Gitu juga dengan Farish (Oka Antara), si dokter hewan yang kaku, atau Nad (diperankan Hannah al-Rasyid) yang sangat sangat joyful, full smile, hidupnya seolah hura-hura tanpa derita.
Dialog dan interaksi antar pemain ini memang super asyik, related dengan kehidupan sehari-hari. Yaaaa, intinya film yang kalo dilihat generasi 90-an, kita bakal membatin "Waaahhh, itu gue banget tuh!"

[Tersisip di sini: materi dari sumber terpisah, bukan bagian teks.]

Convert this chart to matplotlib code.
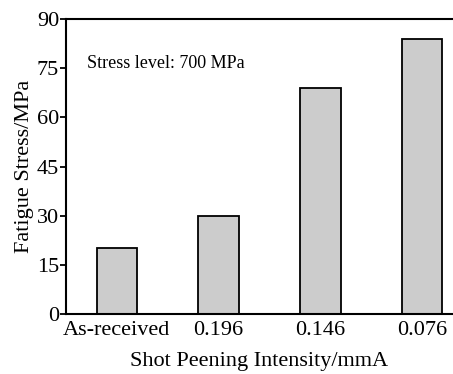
import matplotlib
matplotlib.use("Agg")
import matplotlib.pyplot as plt

# fatigue stress for each shot peening condition
categories = ["As-received", "0.196", "0.146", "0.076"]
fatigue_stress = [20, 30, 69, 84]
yticks = [0, 15, 30, 45, 60, 75, 90]

plt.rcParams['font.family'] = ['Liberation Serif', 'DejaVu Serif']

fig = plt.figure(figsize=(4.53, 3.74), dpi=100)
ax = fig.add_axes([0.1457, 0.1604, 0.8543, 0.7886])

x = list(range(len(categories)))
ax.bar(x, fatigue_stress, width=0.4, color="#cccccc", edgecolor="black", linewidth=1.3)

ax.set_xlim(-0.5, 3.305)
ax.set_ylim(0, 90)
ax.set_yticks(yticks)
ax.set_xticks(x)
ax.set_xticklabels(categories)
ax.tick_params(axis='y', direction='out', length=4, width=1.3, labelsize=16, pad=1)
ax.tick_params(axis='x', length=0, labelsize=16, pad=5)

for side in ['left', 'bottom', 'top']:
    ax.spines[side].set_linewidth(1.5)
ax.spines['right'].set_visible(False)

ax.set_xlabel("Shot Peening Intensity/mmA", fontsize=16, labelpad=9)
ax.set_ylabel("Fatigue Stress/MPa", fontsize=16, labelpad=2)

ax.text(0.055, 0.835, "Stress level: 700 MPa", transform=ax.transAxes, fontsize=13)

fig.savefig("out.png", dpi=100)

Banyak adegan happy-happy joy-nya. Ada beberapa dialog yang sekilas biasa aja, tapi kalo diresapi, kok dalem banget ya. All in all, ini film yang menghibur plus bikin Baper (bawaannya laper)
***
Saya awalnya memasang ekspektasi kelewat tinggi, karena sutradara film ini adalah Edwin. Yep, Edwin ini sutradara yang gemar mengeksekusi film dengan style yang quirky, nyentrik dan anti-mainstream. Banyak symbol yang bermain dengan sangat ciamik di film besutan Edwin. Melihat film-film besutan dia yang terdahulu, saya berharap ada sesuatu "strong message" yang dia lontarkan. Dan, sorry to say... ternyata harapan saya terlalu tinggi. Aruna dan Lidahnya tergolong 'entertaining movie', pesan yang disodorkan kurang "menyodok".

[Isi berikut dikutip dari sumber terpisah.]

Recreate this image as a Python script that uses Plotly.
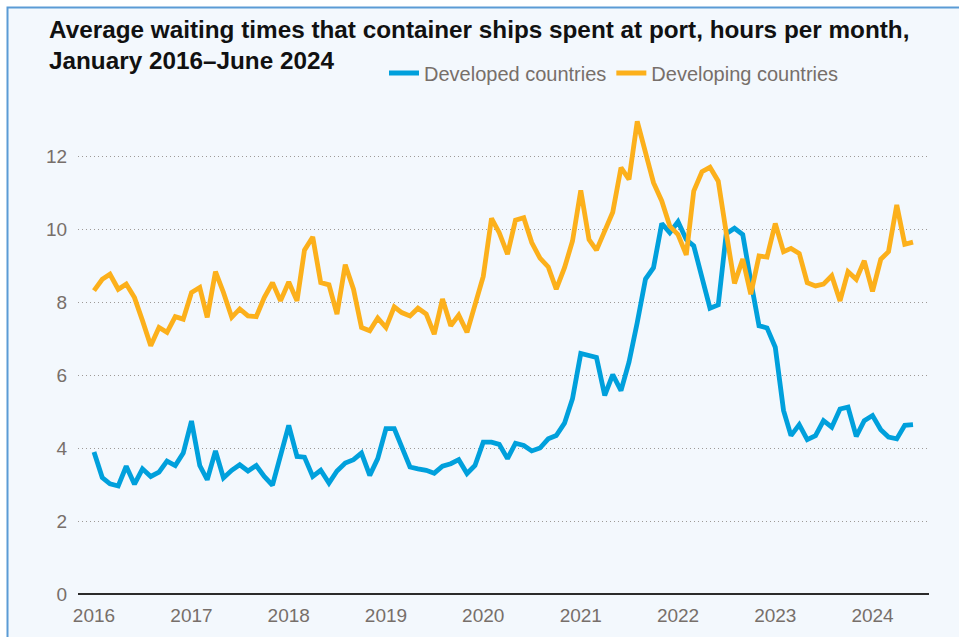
import plotly.graph_objects as go

# ---- data ----
months = [f"{y}-{m:02d}-01" for y in range(2016, 2025) for m in range(1, 13)][:102]

developed = [
    3.89, 3.19, 3.02, 2.96, 3.50, 3.01, 3.43, 3.22, 3.34, 3.64, 3.52, 3.86,
    4.74, 3.52, 3.13, 3.92, 3.18, 3.39, 3.54, 3.37, 3.52, 3.22, 2.98, 3.80,
    4.62, 3.77, 3.75, 3.22, 3.39, 3.04, 3.37, 3.59, 3.68, 3.86, 3.25, 3.71,
    4.53, 4.53, 4.07, 3.48, 3.43, 3.39, 3.31, 3.50, 3.57, 3.68, 3.30, 3.52,
    4.16, 4.16, 4.10, 3.71, 4.13, 4.07, 3.92, 4.00, 4.25, 4.34, 4.68, 5.35,
    6.59, 6.53, 6.48, 5.44, 6.01, 5.57, 6.35, 7.44, 8.63, 8.94, 10.15, 9.90,
    10.20, 9.71, 9.54, 8.67, 7.83, 7.92, 9.87, 10.02, 9.85, 8.58, 7.35, 7.29,
    6.76, 5.03, 4.34, 4.64, 4.23, 4.34, 4.75, 4.57, 5.07, 5.12, 4.32, 4.75,
    4.89, 4.50, 4.30, 4.25, 4.62, 4.64,
]

developing = [
    8.31, 8.62, 8.76, 8.35, 8.49, 8.12, 7.49, 6.80, 7.30, 7.17, 7.60, 7.53,
    8.26, 8.40, 7.58, 8.83, 8.26, 7.58, 7.81, 7.62, 7.60, 8.12, 8.53, 8.03,
    8.55, 8.03, 9.42, 9.78, 8.53, 8.47, 7.67, 9.02, 8.35, 7.30, 7.21, 7.56,
    7.30, 7.87, 7.71, 7.62, 7.83, 7.67, 7.12, 8.08, 7.35, 7.64, 7.17, 7.94,
    8.70, 10.29, 9.90, 9.31, 10.24, 10.31, 9.63, 9.20, 8.96, 8.35, 8.94, 9.67,
    11.06, 9.71, 9.42, 9.95, 10.46, 11.68, 11.36, 12.95, 12.13, 11.27, 10.77, 10.08,
    9.85, 9.29, 11.04, 11.57, 11.69, 11.31, 9.90, 8.51, 9.18, 8.21, 9.26, 9.23,
    10.15, 9.38, 9.47, 9.33, 8.53, 8.44, 8.49, 8.72, 8.03, 8.83, 8.62, 9.13,
    8.29, 9.17, 9.38, 10.66, 9.58, 9.64,
]

year_ticks = [f"{y}-01-01" for y in range(2016, 2025)]
year_labels = [str(y) for y in range(2016, 2025)]
y_ticks = [0, 2, 4, 6, 8, 10, 12]

title_line1 = "Average waiting times that container ships spent at port, hours per month,"
title_line2 = "January 2016\u2013June 2024"

# ---- layout constants ----
W, H = 959, 637
ML, MR, MT, MB = 78, 30, 108, 43
PW, PH = W - ML - MR, H - MT - MB

def px_x(px):
    return (px - ML) / PW

def px_y(py):
    return (H - MB - py) / PH

SANS = "Liberation Sans, Arial, Helvetica, sans-serif"
GRAY = "#776f6a"
BLUE = "#00a0dc"
ORANGE = "#fcb01b"

fig = go.Figure()
fig.add_trace(go.Scatter(x=months, y=developed, mode="lines", name="Developed countries",
                         line=dict(color=BLUE, width=4.8)))
fig.add_trace(go.Scatter(x=months, y=developing, mode="lines", name="Developing countries",
                         line=dict(color=ORANGE, width=4.8)))

fig.update_layout(
    width=W, height=H,
    margin=dict(l=ML, r=MR, t=MT, b=MB, pad=0),
    paper_bgcolor="white",
    plot_bgcolor="rgba(0,0,0,0)",
    showlegend=True,
    legend=dict(orientation="h", x=px_x(384), xanchor="left", y=px_y(73), yanchor="middle",
                font=dict(family=SANS, size=20, color=GRAY), bgcolor="rgba(0,0,0,0)",
                itemwidth=30, traceorder="normal"),
    xaxis=dict(type="date", range=["2015-11-02", "2024-07-31"],
               tickvals=year_ticks, ticktext=year_labels,
               ticks="outside", ticklen=4, tickcolor="rgba(0,0,0,0)",
               tickfont=dict(family=SANS, size=19, color=GRAY),
               showgrid=False, showline=False, zeroline=False),
    yaxis=dict(range=[0, PH / 36.5], tickvals=y_ticks,
               ticks="outside", ticklen=6, tickcolor="rgba(0,0,0,0)",
               tickfont=dict(family=SANS, size=19, color=GRAY),
               showgrid=True, gridcolor="#9e9a97", gridwidth=1, griddash="1px,3px",
               zeroline=True, zerolinecolor="#2b2b2b", zerolinewidth=2,
               showline=False),
    shapes=[
        dict(type="rect", xref="paper", yref="paper", layer="below",
             x0=px_x(7.5), x1=px_x(W + 10), y0=px_y(H + 10), y1=px_y(7.5),
             fillcolor="#f3f8fd", line=dict(color="#5b9bd5", width=2)),
    ],
    annotations=[
        dict(text=f"<b>{title_line1}</b>", xref="paper", yref="paper",
             x=px_x(47), y=px_y(30), xanchor="left", yanchor="middle", showarrow=False,
             font=dict(family=SANS, size=24.3, color="#111111")),
        dict(text=f"<b>{title_line2}</b>", xref="paper", yref="paper",
             x=px_x(47), y=px_y(61), xanchor="left", yanchor="middle", showarrow=False,
             font=dict(family=SANS, size=24.3, color="#111111")),
    ],
)

fig.write_html(
    "out.html",
    config={"displayModeBar": False},
    post_script="document.body.style.margin='0';document.body.style.overflow='hidden';",
)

Tapiii... ya gimana lagi, mungkin kali ini Edwin memang kudu meng-create film yang 'gemes-gemes' gitu. Bukan tipikal thriller, atau romansa yang dark, sebagaimana "Posesif" yang juga diproduksi Palari Films.
Anyway.... Kelar nonton film ini, hati saya lumayan bungah. Terhibur dengan aneka celetukan Bono and the gang yang ada di situ. Buat kalian, jangan lupa untuk bareng-bareng saksikan "Aruna dan Lidahnya" mulai 27 September yak.